SSブログ

事実は小説よりも奇なり 続7 [手記さまざま5]

前回の記事から日数が経過したので、本題に入る前に、これを読む私以外の人がA氏・B氏・私それぞれの立場を認識できるように、再確認する必要がある。だから今回の記事はどうしても長くなってしまう。

大前提として、今回の話は私と私の親戚が共同で権利をもつ土地を、その土地に住んでいた全員が転出したことを契機として、売る売らないという諍いだ。

A氏は早くに結婚して別の地に居を定めていたので、親戚はみなてっきり売りたい派だと思い込んでいた。ところが実際には土地の相続すらしておらず、相続を自分の定年まで放っておくつもりだった人で、今回の土地売り騒ぎに驚き猛反発している。

B氏はずっとこの土地に住んできたが、実は数十年も前から土地を売って引っ越したいと思ってきた人だ。でも周囲に土地売りたくない派が複数いたので、じっと我慢して期が熟すのを待っていた。去年の2月に土地売りたくない派の要だった叔父が亡くなり、それで私が観念して転居したので、やっと好機到来と自分もすぐに転居した。土地が高値で売れると思いウキウキしている。

私は、その土地と家が生まれ育った唯一の思い出の場所だから、そこから転居したくなかった。しかし土地売りたくない派の要だった叔父が亡くなり、A氏が土地売り反対派だとは夢にも思わなかったので、観念して転居した。転居にあたり生活必需品以外は処分せねばならず、老後の生き甲斐にと取っておいた子供の頃の思い出の品を失った。今は虚無感に苦しめられ精神的に地獄にいる。

さて、ここからが今回の話だ。

前回の記事で私は、A氏とB氏が直接話すことで両者の間にあった温度差が埋まったと書いた。これからのB氏は、相続がまだなのに不動産屋を決めようとする非理性的な行動をとらないだろうと書いた。しかしそれは違った。B氏は、A氏に進展はないと言う。それなのに自分は今のうちから土地を売るための書類を整え、今度は私に同じことを要求した。

B氏自身はおそらく親切のつもりなのだろう。私も土地を売る前に書類を整えなければならない。いずれ必ずしなければならないことを、B氏は頑張って自分で情報を集め司法書士に頼らずにやり遂げた。その安上がりな方法を私にも教えてあげようという親切心に違いない。しかし相手の私はまったく違う状態にいる。
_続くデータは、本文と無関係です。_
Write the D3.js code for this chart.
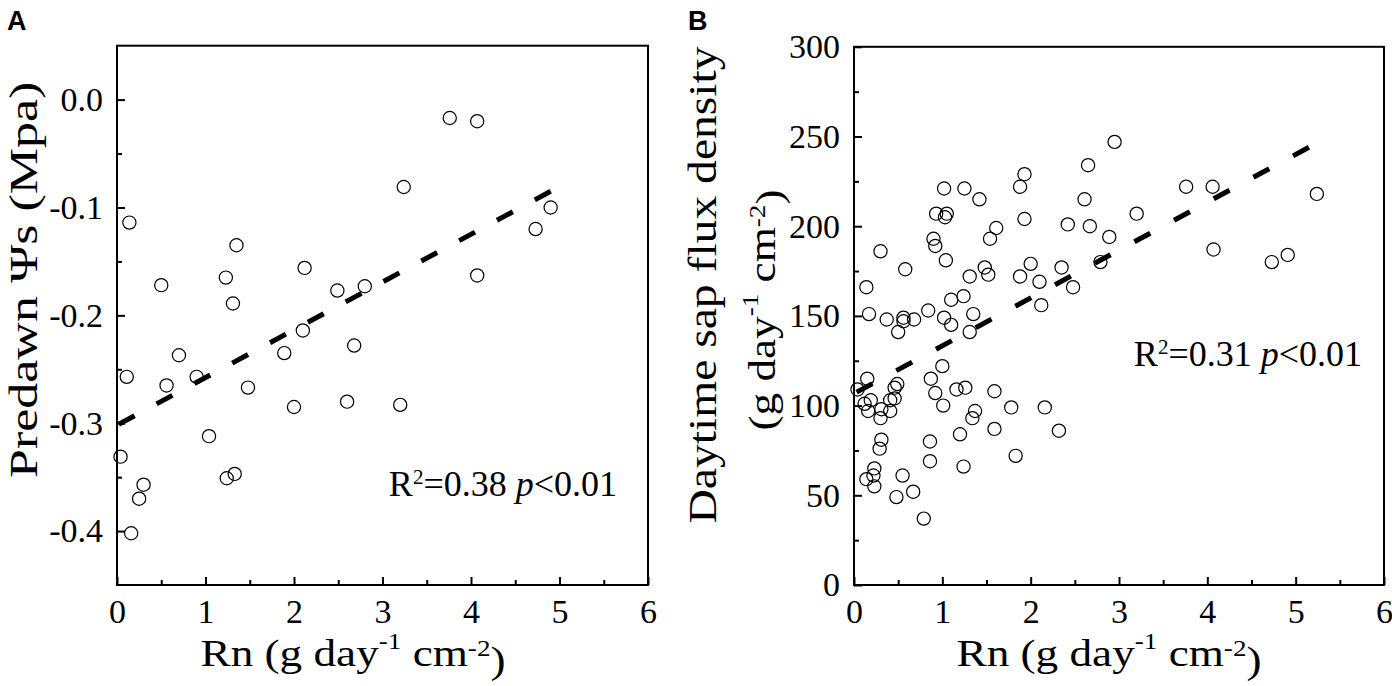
<!DOCTYPE html>
<html>
<head>
<meta charset="utf-8">
<script src="https://cdn.jsdelivr.net/npm/d3@7"></script>
<style>
  body { margin: 0; background: #fff; }
  svg { display: block; }
</style>
</head>
<body>
<div id="chart"></div>
<script>
// Panel A: predawn soil water potential vs Rn
const rnA = [0.14, 0.50, 1.35, 1.23, 1.31, 2.12, 2.49, 2.80, 3.76, 4.07, 3.24, 4.90, 4.73, 4.07,
  2.10, 2.68, 0.70, 1.89, 0.11, 0.56, 0.90, 1.48, 2.00, 2.60, 3.20, 1.04, 0.04, 1.33, 1.24,
  0.30, 0.25, 0.16];
const psiA = [-0.114, -0.172, -0.135, -0.165, -0.189, -0.156, -0.177, -0.173, -0.017, -0.020,
  -0.081, -0.100, -0.120, -0.163, -0.214, -0.228, -0.237, -0.235, -0.257, -0.265, -0.257,
  -0.267, -0.285, -0.280, -0.283, -0.312, -0.331, -0.347, -0.351, -0.357, -0.370, -0.402];
const fitA = [[0.02, -0.301], [4.9, -0.085]];

// Panel B: daytime sap flux density vs Rn
const rnB = [1.02, 1.25, 1.42, 1.88, 1.93, 0.93, 1.05, 1.03, 1.93, 1.61, 1.54, 0.90, 0.92, 0.30,
  1.04, 0.58, 1.48, 1.52, 1.31, 1.88, 0.14, 1.24, 1.10, 0.17, 0.37, 0.56, 0.56, 0.68, 0.84,
  1.02, 1.10, 1.35, 0.50, 1.31,
  1.00, 0.87, 0.15, 0.04, 0.49, 0.46, 0.92, 1.16, 1.26, 1.59, 0.12, 0.19, 0.16, 0.31, 0.30,
  0.41, 0.41, 0.46, 1.01, 1.37, 1.34, 1.78, 1.59, 1.20, 0.31, 0.29, 0.86, 1.83, 0.86, 1.24,
  0.23, 0.22, 0.14, 0.23, 0.55, 0.67, 0.48, 0.79,
  2.95, 2.65, 2.61, 3.20, 2.42, 2.67, 2.89, 2.79, 2.00, 2.35, 2.10, 2.48, 2.12, 2.16, 2.32,
  3.76, 4.06, 5.24, 4.07, 4.73, 4.91];
const sapB = [221, 221, 215, 222, 229, 207, 207, 205, 204, 199, 193, 193, 189, 186, 181, 176,
  177, 173, 172, 172, 166, 161, 159, 151, 148, 149, 147, 148, 153, 149, 145, 151, 141, 141,
  122, 115, 115, 109, 112, 110, 107, 109, 110, 108, 101, 103, 97, 98, 93, 97, 103, 104, 100,
  97, 93, 99, 87, 84, 81, 76, 80, 72, 69, 66, 65, 61, 59, 55, 61, 52, 49, 37,
  247, 234, 215, 207, 201, 200, 194, 180, 179, 177, 169, 166, 156, 99, 86,
  222, 222, 218, 187, 180, 184];
const fitB = [[0.03, 107.5], [5.15, 244]];

// axes
const xTicks = [0, 1, 2, 3, 4, 5, 6];
const xMinor = [0.5, 1.5, 2.5, 3.5, 4.5, 5.5];
const yTicksA = [-0.4, -0.3, -0.2, -0.1, 0.0];
const yTickLabelsA = ["-0.4", "-0.3", "-0.2", "-0.1", "0.0"];
const yMinorA = [-0.35, -0.25, -0.15, -0.05];
const yTicksB = [0, 50, 100, 150, 200, 250, 300];
const yMinorB = [25, 75, 125, 175, 225, 275];

const serif = "Liberation Serif, Times New Roman, serif";
const width = 1392, height = 686;
const svg = d3.select("#chart").append("svg")
  .attr("width", width).attr("height", height)
  .attr("viewBox", `0 0 ${width} ${height}`)
  .attr("font-family", serif);

function unitText(t, a, s1, b, s2, c) {
  t.append("tspan").text(a);
  t.append("tspan").attr("font-size", "0.6em").attr("dy", "-0.75em").text(s1);
  t.append("tspan").attr("dy", "0.45em").text(b);
  t.append("tspan").attr("font-size", "0.6em").attr("dy", "-0.45em").text(s2);
  t.append("tspan").attr("dy", "0.45em").text(c);
}

function panel(opt) {
  const x = d3.scaleLinear().domain([0, 6]).range([opt.left, opt.right]);
  const y = d3.scaleLinear().domain(opt.yDomain).range([opt.bottom, opt.top]);
  const g = svg.append("g");

  g.append("rect")
    .attr("x", opt.left).attr("y", opt.top)
    .attr("width", opt.right - opt.left).attr("height", opt.bottom - opt.top)
    .attr("fill", "none").attr("stroke", "#000").attr("stroke-width", 2);

  // ticks point inward, only on the left and bottom sides
  g.append("g")
    .attr("transform", `translate(0,${opt.bottom})`)
    .call(d3.axisBottom(x).tickValues(xTicks).tickSizeInner(-8).tickSizeOuter(0).tickPadding(14)
      .tickFormat(d3.format("d")));
  g.append("g")
    .attr("transform", `translate(0,${opt.bottom})`)
    .call(d3.axisBottom(x).tickValues(xMinor).tickSizeInner(-5).tickSizeOuter(0).tickFormat(""));
  g.append("g")
    .attr("transform", `translate(${opt.left},0)`)
    .call(d3.axisLeft(y).tickValues(opt.yTicks).tickSizeInner(-8).tickSizeOuter(0).tickPadding(14)
      .tickFormat(opt.yFormat));
  g.append("g")
    .attr("transform", `translate(${opt.left},0)`)
    .call(d3.axisLeft(y).tickValues(opt.yMinor).tickSizeInner(-5).tickSizeOuter(0).tickFormat(""));

  g.selectAll(".domain").remove();
  g.selectAll(".tick line").attr("stroke", "#000").attr("stroke-width", 2);
  g.selectAll(".tick text")
    .attr("font-family", serif).attr("font-size", 34).attr("fill", "#000");

  // regression line, dashes placed so that both ends carry a dash
  const fit = g.append("path")
    .datum(opt.fit)
    .attr("d", d3.line().x((d) => x(d[0])).y((d) => y(d[1])))
    .attr("fill", "none").attr("stroke", "#000").attr("stroke-width", 5);
  const len = fit.node().getTotalLength();
  const dash = 18;
  const period = (len - dash) / Math.round((len - dash) / 43.5);
  fit.attr("stroke-dasharray", `${dash} ${period - dash}`);

  g.selectAll("circle")
    .data(opt.xs.map((v, i) => [v, opt.ys[i]]))
    .enter().append("circle")
    .attr("cx", (d) => x(d[0])).attr("cy", (d) => y(d[1]))
    .attr("r", 6.6)
    .attr("fill", "none").attr("stroke", "#000").attr("stroke-width", 1.2);

  svg.append("text")
    .attr("x", opt.letterX).attr("y", 30)
    .attr("font-family", "Liberation Sans, Arial, sans-serif")
    .attr("font-weight", "bold").attr("font-size", 27)
    .text(opt.letter);

  const xl = svg.append("text")
    .attr("transform", `translate(${opt.xLabelX},666) scale(1.19,1)`)
    .attr("text-anchor", "middle").attr("font-size", 38);
  unitText(xl, "Rn (g day", "-1", " cm", "-2", ")");

  const st = svg.append("text")
    .attr("x", opt.statX).attr("y", opt.statY)
    .attr("text-anchor", "end").attr("font-size", 36);
  st.append("tspan").text("R");
  st.append("tspan").attr("font-size", 21).attr("dy", -12).text("2");
  st.append("tspan").attr("dy", 12).text(opt.stat);
  st.append("tspan").attr("font-style", "italic").text("p");
  st.append("tspan").text("<0.01");
}

panel({
  left: 117, right: 648, top: 45.7, bottom: 585,
  yDomain: [-0.45, 0.05], yTicks: yTicksA, yMinor: yMinorA,
  yFormat: (d, i) => yTickLabelsA[i],
  xs: rnA, ys: psiA, fit: fitA,
  letter: "A", letterX: 7, xLabelX: 353,
  stat: "=0.38 ", statX: 617, statY: 496,
});

panel({
  left: 854, right: 1384, top: 46.8, bottom: 585,
  yDomain: [0, 300], yTicks: yTicksB, yMinor: yMinorB,
  yFormat: d3.format("d"),
  xs: rnB, ys: sapB, fit: fitB,
  letter: "B", letterX: 688, xLabelX: 1109,
  stat: "=0.31 ", statX: 1362, statY: 366,
});

// y axis titles
svg.append("text")
  .attr("transform", "translate(37,478) rotate(-90) scale(1.3,1)")
  .attr("font-size", 40)
  .text("Predawn Ψs (Mpa)");

svg.append("text")
  .attr("transform", "translate(716,285) rotate(-90) scale(1.19,1)")
  .attr("text-anchor", "middle").attr("font-size", 40)
  .text("Daytime sap flux density");

const yl2 = svg.append("text")
  .attr("transform", "translate(775,310) rotate(-90) scale(1.19,1)")
  .attr("text-anchor", "middle").attr("font-size", 38);
unitText(yl2, "(g day", "-1", " cm", "-2", ")");
</script>
</body>
</html>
では私はどんな状態か。転居当時と今の2つに分けて記述する。転居当時は、私はすぐに土地を売る話になると思い、辛いことを早く全部終わらせてしまおうと思った。ところが上記のとおりA氏が皆の予想に反して猛反発し、A氏が親の土地を相続するまでは土地が売れないと判明した。私の予想では1年はかかる。それで私は考えを変えた。A氏が相続するまでの1年間に私は生き甲斐を失った虚無感から回復し、時間をかけて心を癒そう。それが今の状態だ。

ところが実際には、土地が売れないのにB氏からほとんど毎週連絡があり、家を売るために書類を整えていると報告があり、私は傷ついた心を休める暇がなかった。挙句の果ては私にも土地を売るために書類を整えろと。
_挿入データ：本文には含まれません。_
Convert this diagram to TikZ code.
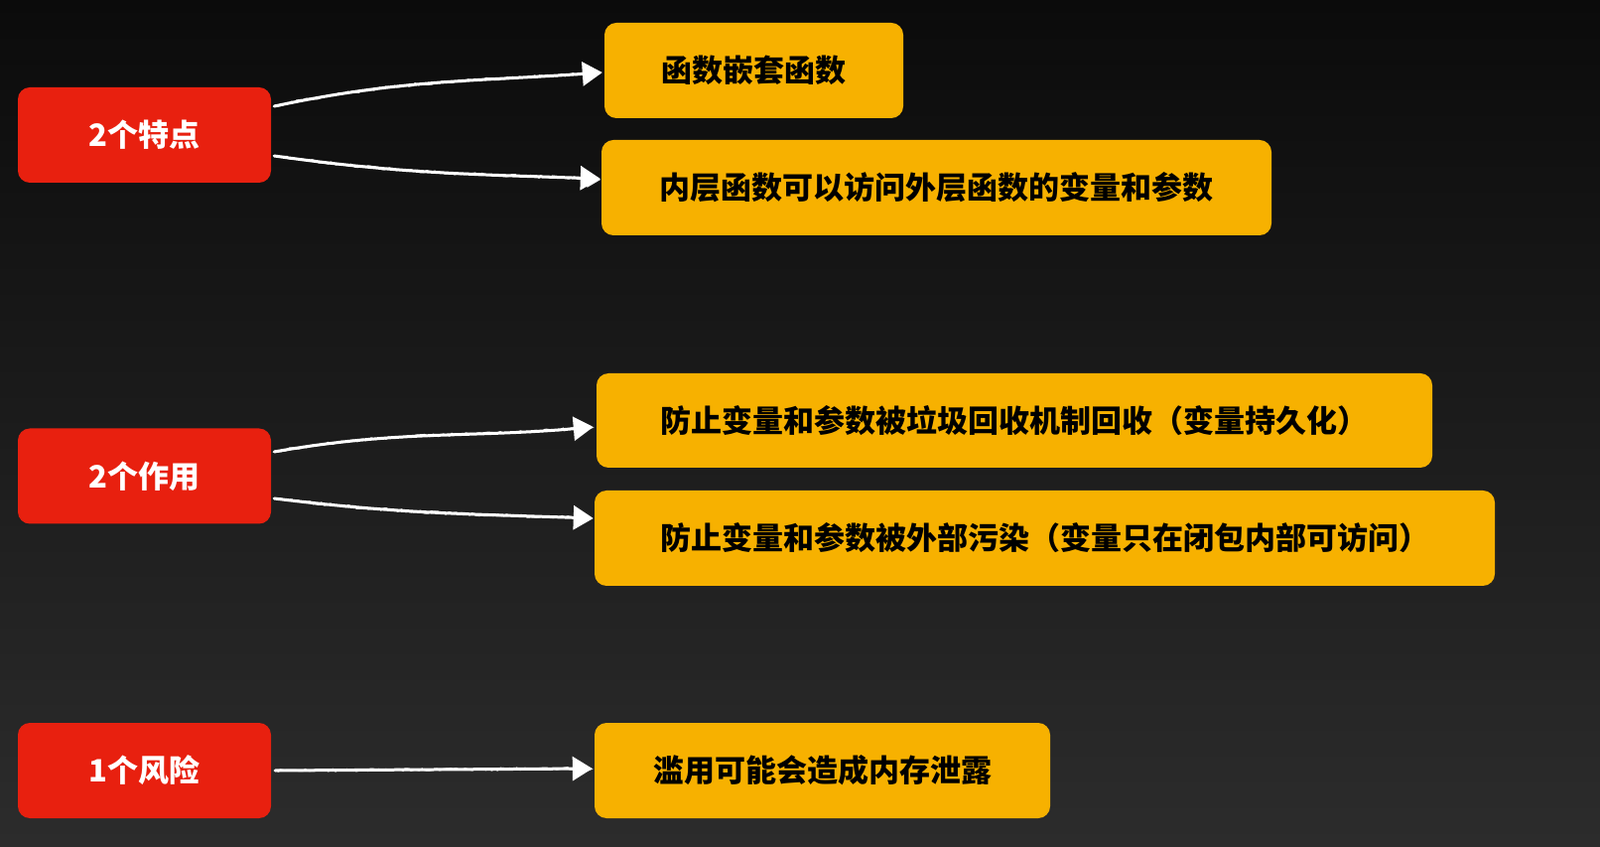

死ぬならひと思いに死にたい。A氏の相続が完了するまでの長い間、毎週家の報告を聞かされて生殺しなんて、そんな地獄があってたまるか! B氏が勝手に何かをする間は私は黙っていたが、自分に被害が及んで耐えられなくなった。そしてSMSを送った。以下は、その内容だ。



僕らの間にはものすごい温度差がある。僕は何を生き甲斐に生きればよいのか途方に暮れている。新居が決まった時地獄に落ちたと思った。そうしたらBさんがとても嬉しそうな声で話しかけてきた。我々はそれほど違う

A君が土地を相続したら僕もすぐに動くから、それまでの間僕をそっとしておいて。月日が心を癒してくれるから、今はそっとしておいて。A君が土地を相続した時に教えてください。